» GIVEN MATERIAL
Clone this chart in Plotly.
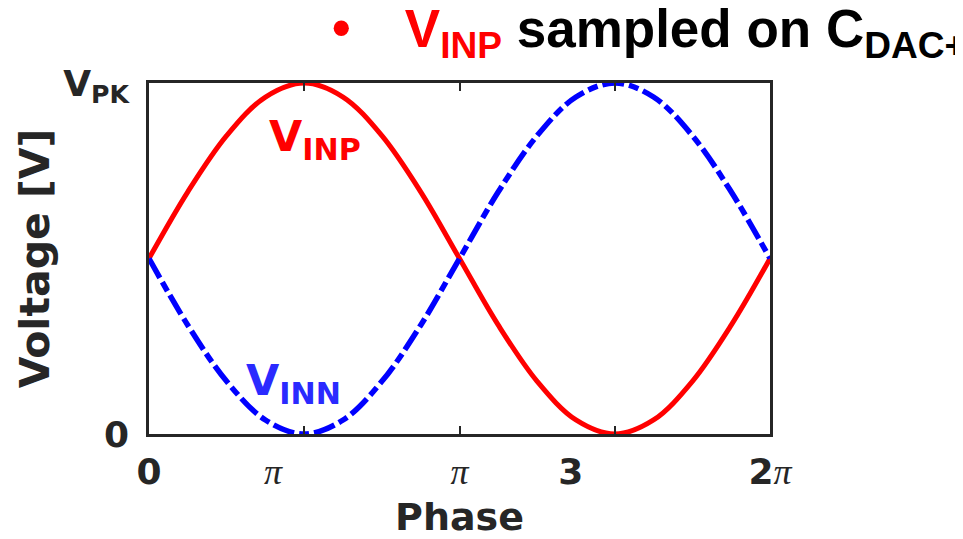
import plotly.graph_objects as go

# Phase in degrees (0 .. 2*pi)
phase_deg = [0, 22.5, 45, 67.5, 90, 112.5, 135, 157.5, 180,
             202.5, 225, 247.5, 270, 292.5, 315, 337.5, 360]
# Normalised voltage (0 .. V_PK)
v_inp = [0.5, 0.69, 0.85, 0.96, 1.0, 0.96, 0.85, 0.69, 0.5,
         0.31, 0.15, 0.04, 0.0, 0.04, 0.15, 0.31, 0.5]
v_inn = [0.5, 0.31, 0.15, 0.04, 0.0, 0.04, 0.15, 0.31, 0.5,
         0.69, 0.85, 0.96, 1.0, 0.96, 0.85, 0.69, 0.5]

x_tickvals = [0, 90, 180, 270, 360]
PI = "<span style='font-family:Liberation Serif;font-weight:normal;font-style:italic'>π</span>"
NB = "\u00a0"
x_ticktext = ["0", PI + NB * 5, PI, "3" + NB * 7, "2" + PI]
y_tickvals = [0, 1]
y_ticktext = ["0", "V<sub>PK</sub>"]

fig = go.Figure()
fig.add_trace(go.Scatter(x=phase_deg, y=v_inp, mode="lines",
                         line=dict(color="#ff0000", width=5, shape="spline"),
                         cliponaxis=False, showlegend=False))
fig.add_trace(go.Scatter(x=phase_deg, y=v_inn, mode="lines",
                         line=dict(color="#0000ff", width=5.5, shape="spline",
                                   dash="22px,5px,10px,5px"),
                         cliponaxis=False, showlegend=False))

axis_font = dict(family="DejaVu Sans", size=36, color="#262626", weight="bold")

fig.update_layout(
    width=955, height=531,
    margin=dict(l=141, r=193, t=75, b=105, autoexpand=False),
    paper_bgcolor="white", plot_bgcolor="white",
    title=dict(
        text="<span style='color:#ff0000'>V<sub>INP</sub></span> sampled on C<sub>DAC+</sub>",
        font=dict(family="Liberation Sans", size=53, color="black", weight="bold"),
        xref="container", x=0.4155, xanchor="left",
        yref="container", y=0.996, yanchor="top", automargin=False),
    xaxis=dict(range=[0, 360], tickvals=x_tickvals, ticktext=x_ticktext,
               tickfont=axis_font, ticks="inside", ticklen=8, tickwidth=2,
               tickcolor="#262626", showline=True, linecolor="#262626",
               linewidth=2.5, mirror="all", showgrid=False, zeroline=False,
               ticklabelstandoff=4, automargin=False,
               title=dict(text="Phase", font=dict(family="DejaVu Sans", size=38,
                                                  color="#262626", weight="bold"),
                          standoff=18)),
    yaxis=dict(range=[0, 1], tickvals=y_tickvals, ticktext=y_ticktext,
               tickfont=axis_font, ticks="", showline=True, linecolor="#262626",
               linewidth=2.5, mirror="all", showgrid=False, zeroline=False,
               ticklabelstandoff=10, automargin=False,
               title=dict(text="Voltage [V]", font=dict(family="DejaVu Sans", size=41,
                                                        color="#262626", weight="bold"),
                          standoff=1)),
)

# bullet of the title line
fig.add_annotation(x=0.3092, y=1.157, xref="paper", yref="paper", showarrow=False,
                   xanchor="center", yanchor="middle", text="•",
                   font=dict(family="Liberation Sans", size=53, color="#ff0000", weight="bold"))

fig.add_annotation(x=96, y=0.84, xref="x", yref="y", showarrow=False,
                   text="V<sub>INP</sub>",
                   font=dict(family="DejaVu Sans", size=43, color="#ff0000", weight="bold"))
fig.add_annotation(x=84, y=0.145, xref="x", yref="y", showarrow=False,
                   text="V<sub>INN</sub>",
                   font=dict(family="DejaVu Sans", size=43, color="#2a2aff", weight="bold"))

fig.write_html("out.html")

» TASK INSTRUCTIONS
Reproduce every line precisely as given, omitting all pictures.

» ANSWER FOR THIS EXERCISE
Clone this chart in Plotly.
import plotly.graph_objects as go

# Phase in degrees (0 .. 2*pi)
phase_deg = [0, 22.5, 45, 67.5, 90, 112.5, 135, 157.5, 180,
             202.5, 225, 247.5, 270, 292.5, 315, 337.5, 360]
# Normalised voltage (0 .. V_PK)
v_inp = [0.5, 0.69, 0.85, 0.96, 1.0, 0.96, 0.85, 0.69, 0.5,
         0.31, 0.15, 0.04, 0.0, 0.04, 0.15, 0.31, 0.5]
v_inn = [0.5, 0.31, 0.15, 0.04, 0.0, 0.04, 0.15, 0.31, 0.5,
         0.69, 0.85, 0.96, 1.0, 0.96, 0.85, 0.69, 0.5]

x_tickvals = [0, 90, 180, 270, 360]
PI = "<span style='font-family:Liberation Serif;font-weight:normal;font-style:italic'>π</span>"
NB = "\u00a0"
x_ticktext = ["0", PI + NB * 5, PI, "3" + NB * 7, "2" + PI]
y_tickvals = [0, 1]
y_ticktext = ["0", "V<sub>PK</sub>"]

fig = go.Figure()
fig.add_trace(go.Scatter(x=phase_deg, y=v_inp, mode="lines",
                         line=dict(color="#ff0000", width=5, shape="spline"),
                         cliponaxis=False, showlegend=False))
fig.add_trace(go.Scatter(x=phase_deg, y=v_inn, mode="lines",
                         line=dict(color="#0000ff", width=5.5, shape="spline",
                                   dash="22px,5px,10px,5px"),
                         cliponaxis=False, showlegend=False))

axis_font = dict(family="DejaVu Sans", size=36, color="#262626", weight="bold")

fig.update_layout(
    width=955, height=531,
    margin=dict(l=141, r=193, t=75, b=105, autoexpand=False),
    paper_bgcolor="white", plot_bgcolor="white",
    title=dict(
        text="<span style='color:#ff0000'>V<sub>INP</sub></span> sampled on C<sub>DAC+</sub>",
        font=dict(family="Liberation Sans", size=53, color="black", weight="bold"),
        xref="container", x=0.4155, xanchor="left",
        yref="container", y=0.996, yanchor="top", automargin=False),
    xaxis=dict(range=[0, 360], tickvals=x_tickvals, ticktext=x_ticktext,
               tickfont=axis_font, ticks="inside", ticklen=8, tickwidth=2,
               tickcolor="#262626", showline=True, linecolor="#262626",
               linewidth=2.5, mirror="all", showgrid=False, zeroline=False,
               ticklabelstandoff=4, automargin=False,
               title=dict(text="Phase", font=dict(family="DejaVu Sans", size=38,
                                                  color="#262626", weight="bold"),
                          standoff=18)),
    yaxis=dict(range=[0, 1], tickvals=y_tickvals, ticktext=y_ticktext,
               tickfont=axis_font, ticks="", showline=True, linecolor="#262626",
               linewidth=2.5, mirror="all", showgrid=False, zeroline=False,
               ticklabelstandoff=10, automargin=False,
               title=dict(text="Voltage [V]", font=dict(family="DejaVu Sans", size=41,
                                                        color="#262626", weight="bold"),
                          standoff=1)),
)

# bullet of the title line
fig.add_annotation(x=0.3092, y=1.157, xref="paper", yref="paper", showarrow=False,
                   xanchor="center", yanchor="middle", text="•",
                   font=dict(family="Liberation Sans", size=53, color="#ff0000", weight="bold"))

fig.add_annotation(x=96, y=0.84, xref="x", yref="y", showarrow=False,
                   text="V<sub>INP</sub>",
                   font=dict(family="DejaVu Sans", size=43, color="#ff0000", weight="bold"))
fig.add_annotation(x=84, y=0.145, xref="x", yref="y", showarrow=False,
                   text="V<sub>INN</sub>",
                   font=dict(family="DejaVu Sans", size=43, color="#2a2aff", weight="bold"))

fig.write_html("out.html")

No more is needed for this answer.